*** EXERCISE INPUT
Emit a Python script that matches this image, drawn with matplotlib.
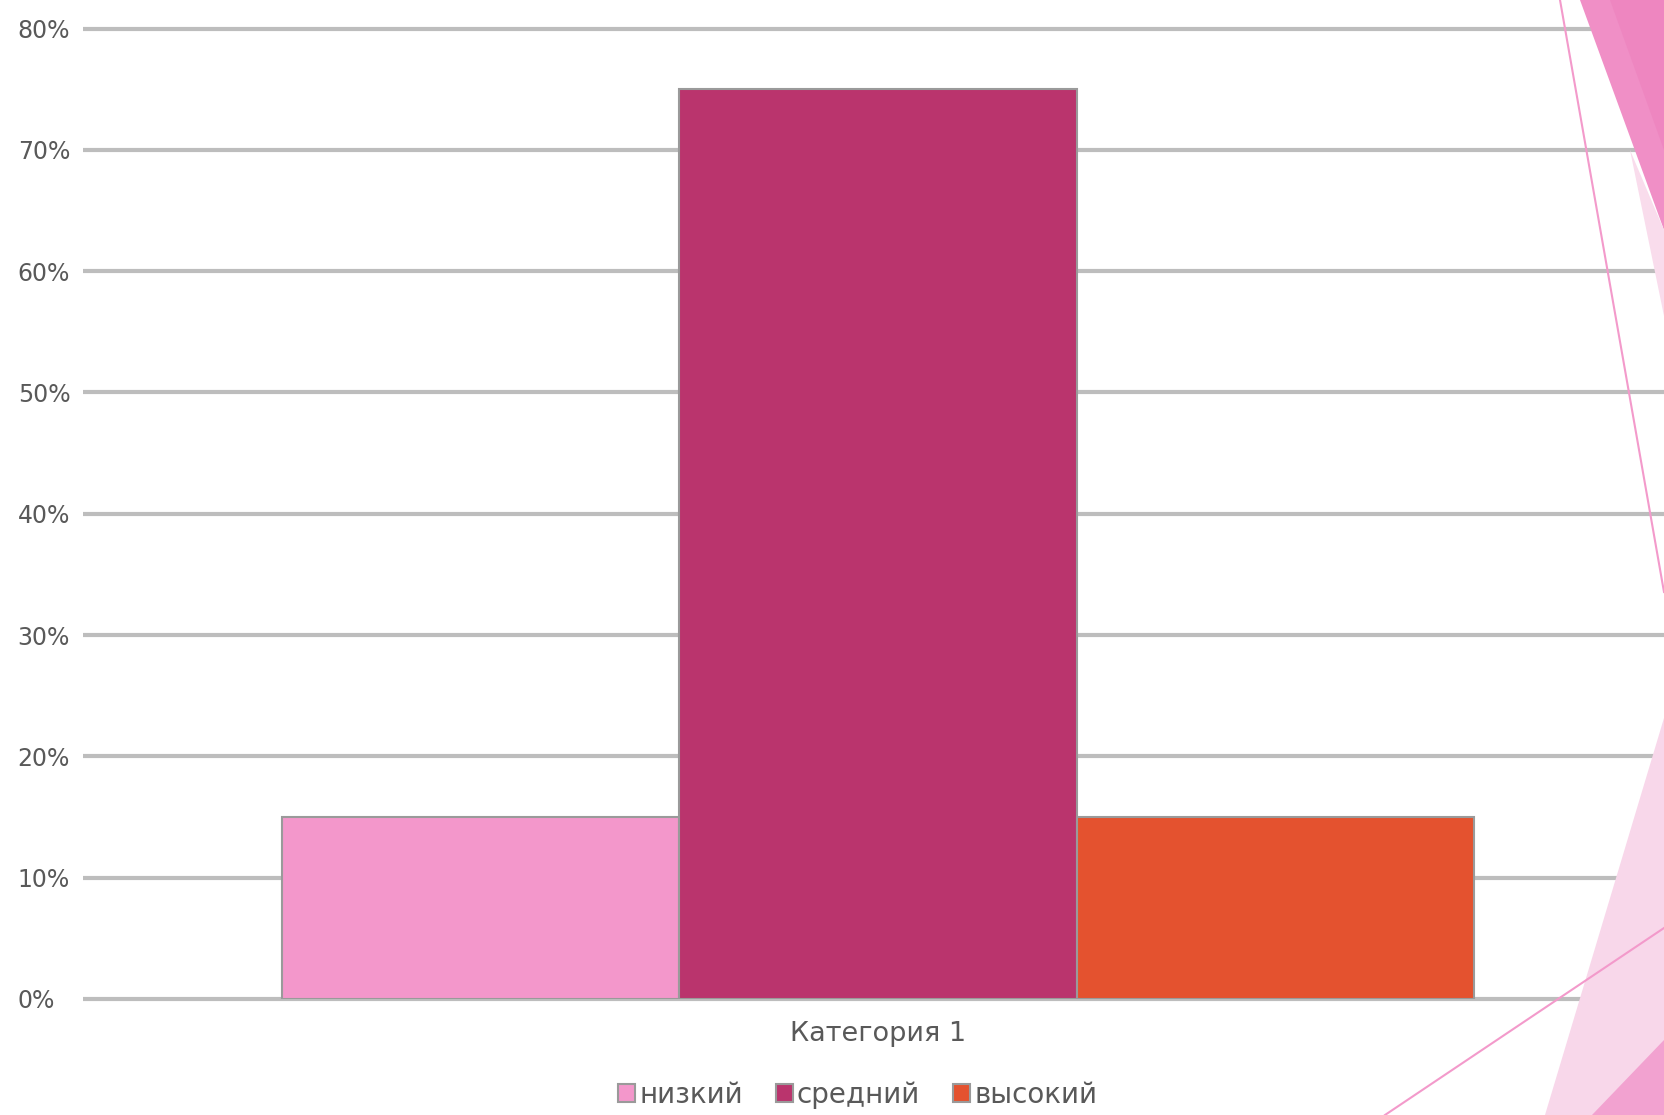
import matplotlib.pyplot as plt
from matplotlib.patches import Polygon
from matplotlib.ticker import PercentFormatter

# chart data
categories = ['Категория 1']
series_names = ['низкий', 'средний', 'высокий']
series_values = [[0.15], [0.75], [0.15]]
series_colors = ['#F397CB', '#BA346D', '#E4522F']

plt.rcParams['font.family'] = ['DejaVu Sans']

fig = plt.figure(figsize=(16.64, 11.15), dpi=100)
W, H = 1664, 1115

# decorative pink shapes at the right side of the slide (pixel coords -> figure coords)
def fig_poly(points, **kw):
    pts = [(x / W, 1 - y / H) for x, y in points]
    fig.patches.append(Polygon(pts, closed=True, transform=fig.transFigure, **kw))

fig_poly([(1580, 0), (1664, 0), (1664, 230)], facecolor='#F08FC6', edgecolor='none', zorder=0)
fig_poly([(1610, 0), (1664, 0), (1664, 150)], facecolor='#EE86C0', edgecolor='none', zorder=0)
fig_poly([(1630, 150), (1664, 230), (1664, 316)], facecolor='#F9DCEC', edgecolor='none', zorder=0)
fig_poly([(1545, 1115), (1664, 718), (1664, 1115)], facecolor='#F8D7EA', edgecolor='none', zorder=0)
fig_poly([(1592, 1115), (1664, 1040), (1664, 1115)], facecolor='#F2A2D0', edgecolor='none', zorder=0)
fig.lines.append(plt.Line2D([1560 / W, 1664 / W], [1, 1 - 592 / H], transform=fig.transFigure,
                            color='#F39ACB', lw=1.5, zorder=0.5))
fig.lines.append(plt.Line2D([1385 / W, 1664 / W], [0, 1 - 928 / H], transform=fig.transFigure,
                            color='#F39ACB', lw=1.5, zorder=0.5))

# plot area
left, right = 83 / W, 1673 / W
bottom, top = 1 - 999 / H, 1 - 28.5 / H
ax = fig.add_axes([left, bottom, right - left, top - bottom])
ax.patch.set_alpha(0)

n = len(series_names)
bar_w = 1.0
for i, (name, vals, col) in enumerate(zip(series_names, series_values, series_colors)):
    offset = (i - (n - 1) / 2) * bar_w
    xs = [c * 4 + offset for c in range(len(categories))]
    ax.bar(xs, vals, width=bar_w, color=col, edgecolor='#9A9A9A', linewidth=1.5,
           label=name, zorder=3)

ax.set_xlim(-2.0, 2.0)
ax.set_ylim(0, 0.8)
ax.set_yticks([i / 10 for i in range(9)])
ax.yaxis.set_major_formatter(PercentFormatter(1.0, decimals=0))
ax.set_xticks([c * 4 for c in range(len(categories))])
ax.set_xticklabels(categories)
ax.grid(axis='y', color='#BDBDBD', linewidth=3, zorder=0)
for gl in ax.get_ygridlines():
    gl.set_clip_on(False)
    gl.set_solid_capstyle('butt')
ax.set_axisbelow(True)
for s in ax.spines.values():
    s.set_visible(False)
ax.tick_params(axis='y', length=0, labelsize=17, colors='#595959', pad=47)
ax.tick_params(axis='x', length=0, labelsize=19.5, colors='#595959', pad=16)
for lab in ax.get_yticklabels():
    lab.set_horizontalalignment('left')

fig.legend(loc='center', bbox_to_anchor=(0.5155, 1 - 1095 / H), ncol=3, frameon=False,
           fontsize=20, labelcolor='#595959', handlelength=0.6, handleheight=0.6,
           handletextpad=0.15, columnspacing=1.2)

fig.savefig('out.png', dpi=100)
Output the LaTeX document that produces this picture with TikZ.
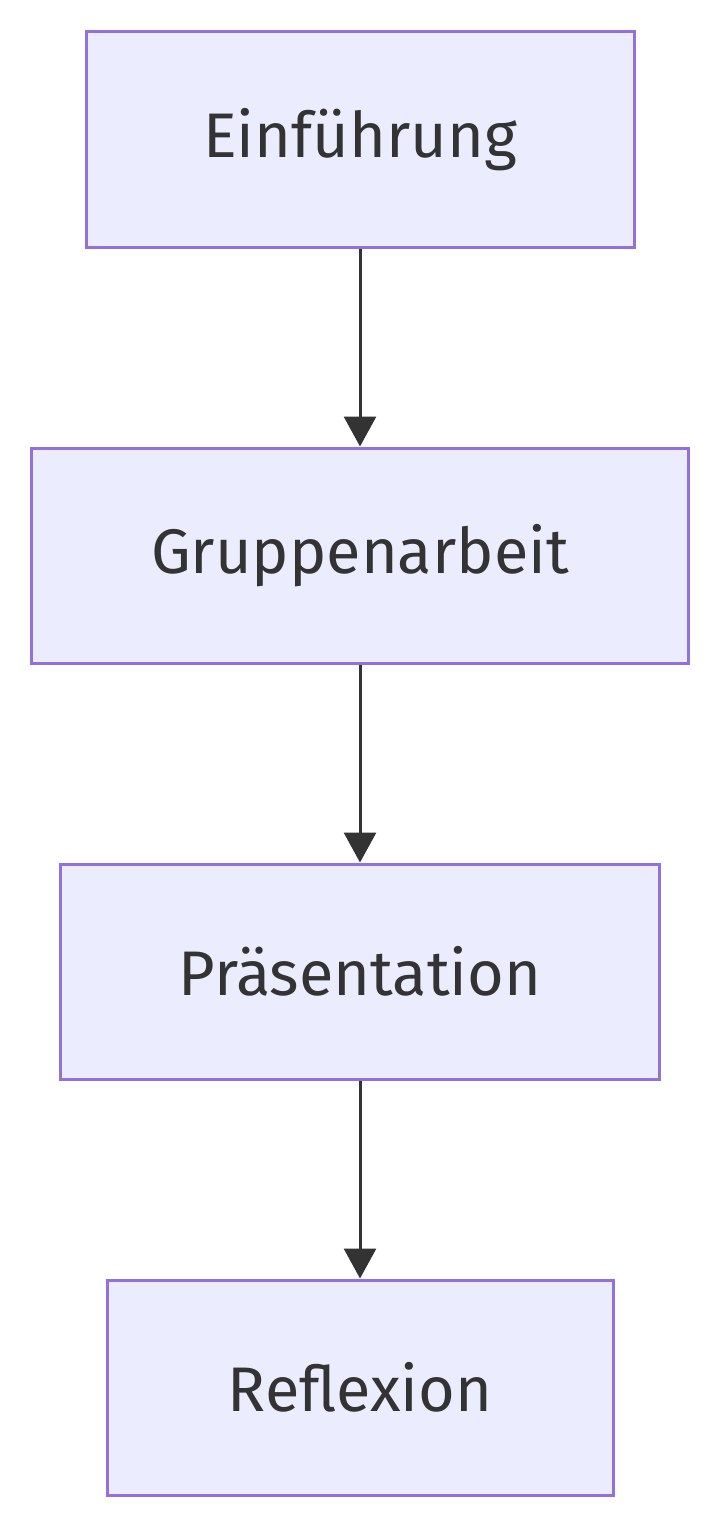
******
_PROBLEM DESCRIPTION_
Your task is to restate word for word the lines from the top of the data to the line containing "closed=True, transform=fig.transFigure, **kw))", both ends included, with every picture left out.

_PROBLEM SOLUTION_
Emit a Python script that matches this image, drawn with matplotlib.
import matplotlib.pyplot as plt
from matplotlib.patches import Polygon
from matplotlib.ticker import PercentFormatter

# chart data
categories = ['Категория 1']
series_names = ['низкий', 'средний', 'высокий']
series_values = [[0.15], [0.75], [0.15]]
series_colors = ['#F397CB', '#BA346D', '#E4522F']

plt.rcParams['font.family'] = ['DejaVu Sans']

fig = plt.figure(figsize=(16.64, 11.15), dpi=100)
W, H = 1664, 1115

# decorative pink shapes at the right side of the slide (pixel coords -> figure coords)
def fig_poly(points, **kw):
    pts = [(x / W, 1 - y / H) for x, y in points]
    fig.patches.append(Polygon(pts, closed=True, transform=fig.transFigure, **kw))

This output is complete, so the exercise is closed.